Getting back home from the office never looked so good.
William Peppitt of Savills and Edward Rook of Knight Frank quote a guide price of ‘excess £4m’ for the exquisite, Grade II-listed Cheveney, which stands on high ground on the edge of the ancient village of Yalding, six miles south-west of Maidstone (and roughly the same east of Royal Tunbridge Wells) where the Rivers Teise and Beult join the River Medway.
Approached over a long private driveway, the house dates from the latter half of the 17th century and was originally timber frame, extended in the 19th or early 20th century and restored in the early part of the 20th century.

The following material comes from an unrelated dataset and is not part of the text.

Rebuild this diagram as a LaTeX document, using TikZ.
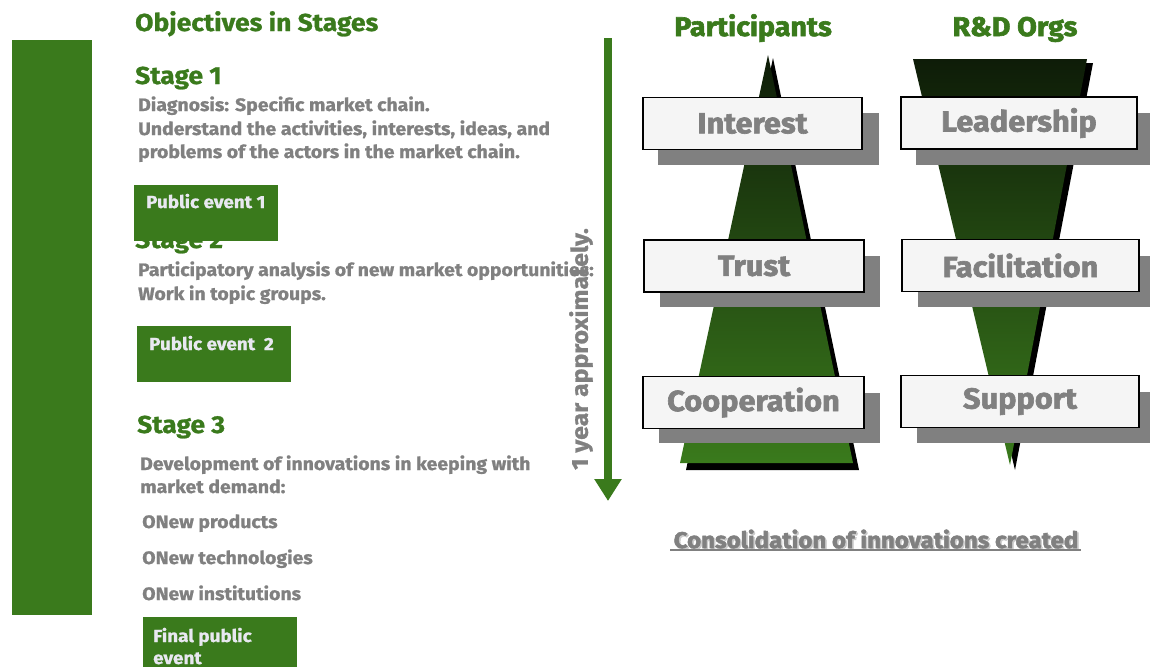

Within the past 12 months, the present owners have upgraded the entire house, which now provides 10,864sq ft of impressive family accommodation, with five principal reception rooms, a resplendent kitchen/breakfast room and a three-bedroom, ground-floor apartment, with eight en-suite bedrooms on the first floor and an attic room on the floor above.

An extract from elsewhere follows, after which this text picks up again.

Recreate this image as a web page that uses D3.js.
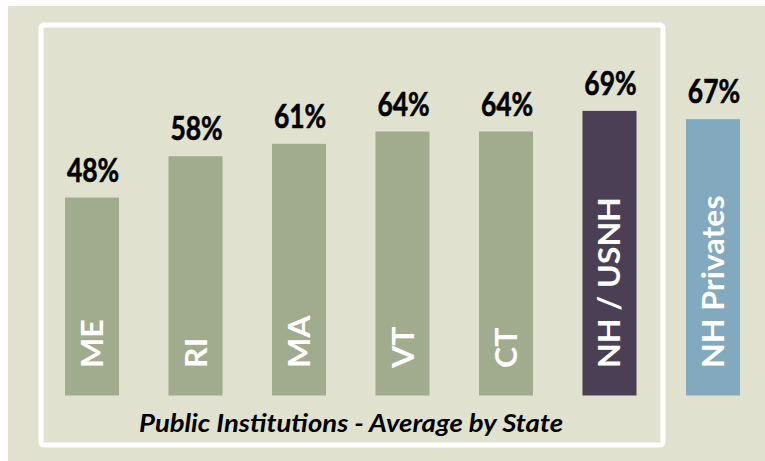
<html>
<head>
<script src="https://cdn.jsdelivr.net/npm/d3@7"></script>
<style>
  body { margin: 0; background: #fff; }
  svg { display: block; }
</style>
</head>
<body>
<svg width="765" height="461"></svg>
<script>
	// data
	var states = ['ME', 'RI', 'MA', 'VT', 'CT', 'NH / USNH', 'NH Privates'];
	var rates = [48, 58, 61, 64, 64, 69, 67];
	var barColors = ['#a1ab8d', '#a1ab8d', '#a1ab8d', '#a1ab8d', '#a1ab8d', '#4b3f55', '#82a9bd'];
	var subtitle = 'Public Institutions - Average by State';

	var humanist = 'Lato, "Open Sans", sans-serif';

	var svg = d3.select('svg');

	// background panel
	svg.append('rect')
		.attr('x', 8).attr('y', 6)
		.attr('width', 757).attr('height', 455)
		.style('fill', '#e0e2cf');

	// white frame round the public ones
	svg.append('rect')
		.attr('x', 41).attr('y', 25)
		.attr('width', 622).attr('height', 420)
		.attr('rx', 3)
		.style('fill', 'none')
		.style('stroke', '#fff')
		.style('stroke-width', 5);

	var x = d3.scaleBand()
		.domain(states)
		.range([65, 740])
		.paddingInner(0.478)
		.paddingOuter(0);

	var y = d3.scaleLinear()
		.domain([0, 100])
		.range([395.5, -17]);

	var data = states.map(function(s, i) { return { state: s, rate: rates[i], color: barColors[i] }; });

	var bars = svg.selectAll('g.bar').data(data)
		.enter().append('g').attr('class', 'bar');

	bars.append('rect')
		.attr('x', function(d) { return x(d.state); })
		.attr('y', function(d) { return y(d.rate); })
		.attr('width', x.bandwidth())
		.attr('height', function(d) { return y(0) - y(d.rate); })
		.style('fill', function(d) { return d.color; });

	// value on top (the original is squashed sideways)
	bars.append('text')
		.attr('transform', function(d) {
			return 'translate(' + (x(d.state) + x.bandwidth() / 2 + 1) + ',' + (y(d.rate) - 16) + ') scale(0.8,1)';
		})
		.attr('text-anchor', 'middle')
		.style('font-family', humanist)
		.style('font-weight', 'bold')
		.style('font-size', '33px')
		.style('stroke', '#000')
		.style('stroke-width', 0.6)
		.style('fill', '#000')
		.text(function(d) { return d.rate + '%'; });

	// name inside the bar, reading upwards
	bars.append('text')
		.attr('transform', function(d) {
			return 'translate(' + (x(d.state) + x.bandwidth() / 2 + 11) + ',368) rotate(-90) scale(1.07,1)';
		})
		.style('font-family', humanist)
		.style('font-weight', 'bold')
		.style('font-size', '30px')
		.style('fill', '#fff')
		.text(function(d) { return d.state; });

	svg.append('text')
		.attr('transform', 'translate(351,432) scale(1.1,1)')
		.attr('text-anchor', 'middle')
		.style('font-family', humanist)
		.style('font-weight', 'bold')
		.style('font-style', 'italic')
		.style('font-size', '25px')
		.style('fill', '#000')
		.text(subtitle);
</script>
</body>
</html>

The beautifully maintained gardens, some eight acres in all, combine formal beds, landscaped lawns, evergreen and deciduous trees and enchanting lakes.

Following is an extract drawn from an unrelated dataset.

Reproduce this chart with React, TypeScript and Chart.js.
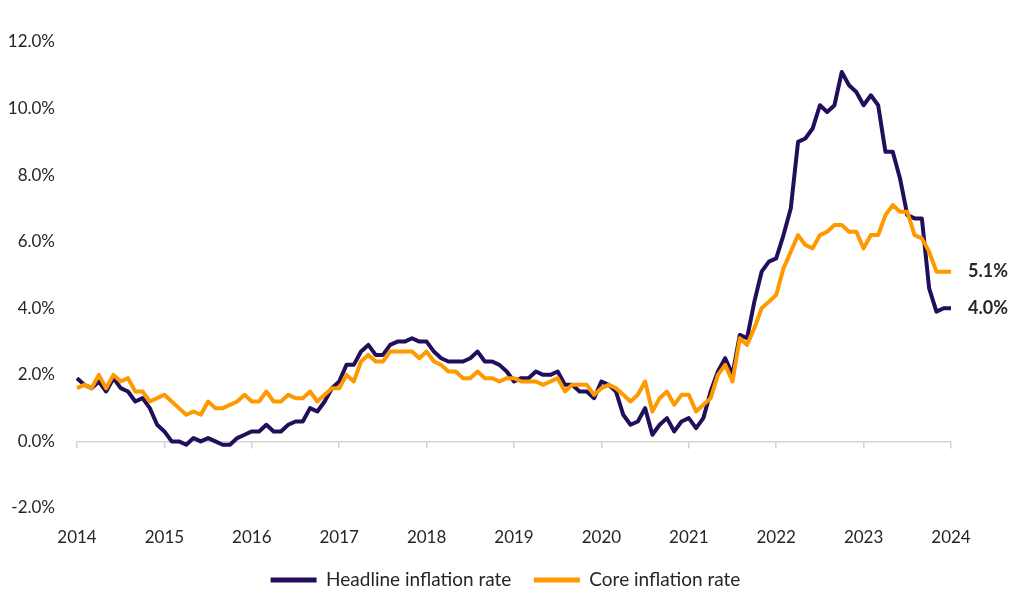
import React, { useEffect, useRef } from 'react';
import { Chart, registerables } from 'chart.js';

Chart.register(...registerables);

const years = [2014, 2015, 2016, 2017, 2018, 2019, 2020, 2021, 2022, 2023];
const monthNames = ['Jan', 'Feb', 'Mar', 'Apr', 'May', 'Jun', 'Jul', 'Aug', 'Sep', 'Oct', 'Nov', 'Dec'];
const categories: string[] = [];
years.forEach((y) => monthNames.forEach((m) => categories.push(m + ' ' + y)));
categories.push('Jan 2024');

const headline = [
  1.9, 1.7, 1.6, 1.8, 1.5, 1.9, 1.6, 1.5, 1.2, 1.3, 1.0, 0.5,
  0.3, 0.0, 0.0, -0.1, 0.1, 0.0, 0.1, 0.0, -0.1, -0.1, 0.1, 0.2,
  0.3, 0.3, 0.5, 0.3, 0.3, 0.5, 0.6, 0.6, 1.0, 0.9, 1.2, 1.6,
  1.8, 2.3, 2.3, 2.7, 2.9, 2.6, 2.6, 2.9, 3.0, 3.0, 3.1, 3.0,
  3.0, 2.7, 2.5, 2.4, 2.4, 2.4, 2.5, 2.7, 2.4, 2.4, 2.3, 2.1,
  1.8, 1.9, 1.9, 2.1, 2.0, 2.0, 2.1, 1.7, 1.7, 1.5, 1.5, 1.3,
  1.8, 1.7, 1.5, 0.8, 0.5, 0.6, 1.0, 0.2, 0.5, 0.7, 0.3, 0.6,
  0.7, 0.4, 0.7, 1.5, 2.1, 2.5, 2.0, 3.2, 3.1, 4.2, 5.1, 5.4,
  5.5, 6.2, 7.0, 9.0, 9.1, 9.4, 10.1, 9.9, 10.1, 11.1, 10.7, 10.5,
  10.1, 10.4, 10.1, 8.7, 8.7, 7.9, 6.8, 6.7, 6.7, 4.6, 3.9, 4.0,
  4.0,
];

const core = [
  1.6, 1.7, 1.6, 2.0, 1.6, 2.0, 1.8, 1.9, 1.5, 1.5, 1.2, 1.3,
  1.4, 1.2, 1.0, 0.8, 0.9, 0.8, 1.2, 1.0, 1.0, 1.1, 1.2, 1.4,
  1.2, 1.2, 1.5, 1.2, 1.2, 1.4, 1.3, 1.3, 1.5, 1.2, 1.4, 1.6,
  1.6, 2.0, 1.8, 2.4, 2.6, 2.4, 2.4, 2.7, 2.7, 2.7, 2.7, 2.5,
  2.7, 2.4, 2.3, 2.1, 2.1, 1.9, 1.9, 2.1, 1.9, 1.9, 1.8, 1.9,
  1.9, 1.8, 1.8, 1.8, 1.7, 1.8, 1.9, 1.5, 1.7, 1.7, 1.7, 1.4,
  1.6, 1.7, 1.6, 1.4, 1.2, 1.4, 1.8, 0.9, 1.3, 1.5, 1.1, 1.4,
  1.4, 0.9, 1.1, 1.3, 2.0, 2.3, 1.8, 3.1, 2.9, 3.4, 4.0, 4.2,
  4.4, 5.2, 5.7, 6.2, 5.9, 5.8, 6.2, 6.3, 6.5, 6.5, 6.3, 6.3,
  5.8, 6.2, 6.2, 6.8, 7.1, 6.9, 6.9, 6.2, 6.1, 5.7, 5.1, 5.1,
  5.1,
];

const seriesNames = ['Headline inflation rate', 'Core inflation rate'];
const seriesColors = ['#220E5B', '#FF9900'];
const yMin = -2;
const yMax = 12;
const yStep = 2;

const FONT = 'Lato, "Open Sans", sans-serif';
const TEXT = '#262626';

const endLabels = {
  id: 'endLabels',
  afterDatasetsDraw(chart: any) {
    const ctx = chart.ctx;
    chart.data.datasets.forEach((ds: any, i: number) => {
      const meta = chart.getDatasetMeta(i);
      const pt = meta.data[meta.data.length - 1];
      const v = ds.data[ds.data.length - 1];
      ctx.save();
      ctx.font = 'bold 18px ' + FONT;
      ctx.fillStyle = TEXT;
      ctx.textBaseline = 'middle';
      ctx.textAlign = 'left';
      ctx.fillText(v.toFixed(1) + '%', pt.x + 17, pt.y);
      ctx.restore();
    });
  },
};

export default function App() {
  const ref = useRef<HTMLCanvasElement>(null);
  useEffect(() => {
    if (!ref.current) return;
    const chart = new Chart(ref.current, {
      type: 'line',
      data: {
        labels: categories,
        datasets: [
          {
            label: seriesNames[0],
            data: headline,
            borderColor: seriesColors[0],
            backgroundColor: seriesColors[0],
            borderWidth: 4,
            pointRadius: 0,
            borderJoinStyle: 'round',
            order: 1,
          },
          {
            label: seriesNames[1],
            data: core,
            borderColor: seriesColors[1],
            backgroundColor: seriesColors[1],
            borderWidth: 4,
            pointRadius: 0,
            borderJoinStyle: 'round',
            order: 0,
          },
        ],
      },
      options: {
        animation: false,
        responsive: true,
        maintainAspectRatio: false,
        layout: { padding: { top: 42, right: 13, left: 0, bottom: 5.5 } },
        plugins: {
          tooltip: { enabled: false },
          legend: {
            position: 'bottom',
            labels: {
              boxWidth: 46,
              boxHeight: 5,
              padding: 22.5,
              color: TEXT,
              font: { family: FONT, size: 19 },
              generateLabels: (c: any) =>
                c.data.datasets.map((ds: any, i: number) => ({
                  text: ds.label,
                  fillStyle: ds.borderColor,
                  strokeStyle: ds.borderColor,
                  lineWidth: 0,
                  hidden: false,
                  datasetIndex: i,
                  fontColor: TEXT,
                })),
            },
          },
        },
        scales: {
          x: {
            type: 'category',
            grid: { display: false, drawTicks: false },
            border: { display: false },
            ticks: {
              autoSkip: false,
              maxRotation: 0,
              padding: 19,
              color: TEXT,
              font: { family: FONT, size: 17 },
              callback: (_v: any, i: number) => (i % 12 === 0 ? categories[i].slice(-4) : ''),
            },
            afterFit: (s: any) => {
              s.height = 40;
            },
          },
          x2: {
            type: 'category',
            axis: 'x',
            position: { y: 0 },
            grid: {
              drawOnChartArea: false,
              drawTicks: true,
              tickLength: 6,
              lineWidth: 1.5,
              color: (c: any) => (c.index % 12 === 0 ? '#d4d4d4' : 'rgba(0,0,0,0)'),
            },
            border: { display: true, color: '#d4d4d4', width: 1.5 },
            ticks: { display: false },
          },
          y: {
            min: yMin,
            max: yMax,
            grid: { display: false, drawTicks: false },
            border: { display: false },
            ticks: {
              stepSize: yStep,
              padding: 22,
              color: TEXT,
              font: { family: FONT, size: 17 },
              callback: (v: any) => Number(v).toFixed(1) + '%',
            },
            afterFit: (s: any) => {
              s.width = 77;
            },
          },
          yRight: {
            position: 'right',
            grid: { display: false, drawTicks: false },
            border: { display: false },
            ticks: { display: false },
            afterFit: (s: any) => {
              s.width = 60;
            },
          },
        },
      } as any,
      plugins: [endLabels],
    });
    return () => chart.destroy();
  }, []);
  return (
    <div style={{ position: 'absolute', left: 0, top: 0, width: 1024, height: 605, background: '#fff' }}>
      <canvas ref={ref} />
    </div>
  );
}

The half-timber-frame Elizabethan house has been extended in keeping with its original design, its surroundings extensively refurbished with large, conservatory-type greenhouses where long, Victorian, lean-to glasshouses previously stood.
The gardens and lakes remain much as they were, with a long trimmed box hedge framing a terrace where two cannons were mounted at the top of steps leading to the main lawn, which ran from the house to one end of the largest lake.
According to research compiled by the present owners, Cheveney has long played a part in the life of Yalding village, notably from the late 19th century until the early 1950s, when the estate was owned, firstly, by Col Arthur Borton, who inherited from his father, Gen Sir Arthur Borton, a distinguished soldier who was Governor of Malta from 1878 to 1884. Gen Borton was succeeded at Cheveney by his son, Amyas, known as Biffy, a pilot who became an air vice-marshal.
His elder son, Arthur, known as Bosky, was awarded a Victoria Cross for gallantry in Palestine in November 1917, but died, aged 49, in 1933.